Liberate employees from banal or onerous tasks.
Many responsibilities at enterprises require little cognitive effort on the part of humans, but they have been historically out of reach of machine intelligence.
The systems powered by artificial intelligence algorithms may process audio signals, images, and video and drive automated decisions based on the outcome. These technologies combining with Natural Language Processing (NLP) may automate many routine customer services or business process tasks.
Enable robotic processes for self-healing and self-correcting systems.
AI technologies can also be extremely valuable in scenarios where there will never be a direct interaction with a human being beyond the setup and deployment.

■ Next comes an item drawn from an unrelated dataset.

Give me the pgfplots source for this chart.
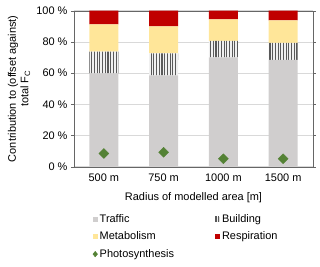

I always think about NASA and automated space operations when we talk about the self-healing and self-correcting systems. However, such systems today have much more close to the earth applications in automated IT operations, manufacturing processes, infrastructure or business process automation. An example is HIRO™ technology developed by Arago (3).
AI technologies mimic humans’ abilities
Authors of the report arranged all 13 AI technologies in a way how they mimic humans’ abilities to sense, think, and act while constantly learning.
Sense
- Image and video analysis
- Biometrics
- Speech recognition
- Text analytics and Natural Language Processing (NLP)
Think
- Machine learning platforms
- Deep learning platforms
- Semantic technology
- AI-optimized hardware
- Swarm intelligence
Act
- Natural language generation
- Decision management
Sense, think, and act
- Robotic process automation
- Virtual agents
Artificial Intelligence Ecosystem Phases
The Forrester report plots all 13 technologies positions in Ecosystem phases in one chart. I find this chart very illustrative to understand the current and predicted state of all technologies.

Ecosystem Phases definitions(4):
Phase 1: Creation in the labs. In the Creation phase, the technology is not yet commercially available or is only available as an alpha version. Cutting-edge IT shops and emerging technology teams want to understand how long it will take to get their hands on beta versions. The technology is not ready for production implementation except in specialized cases, and its potential for business value-add is uncertain.
Phase 2: Survival in the market. During the Survival phase, the very first commercial and open source products hit the market; initial production environment deployments take place; and the ecosystem expands to include suppliers, customers, and enablers like systems integrators. Leading-edge customers and end users begin to share their experiences with the product. There are many vendors competing to earn plaudits and early customer wins.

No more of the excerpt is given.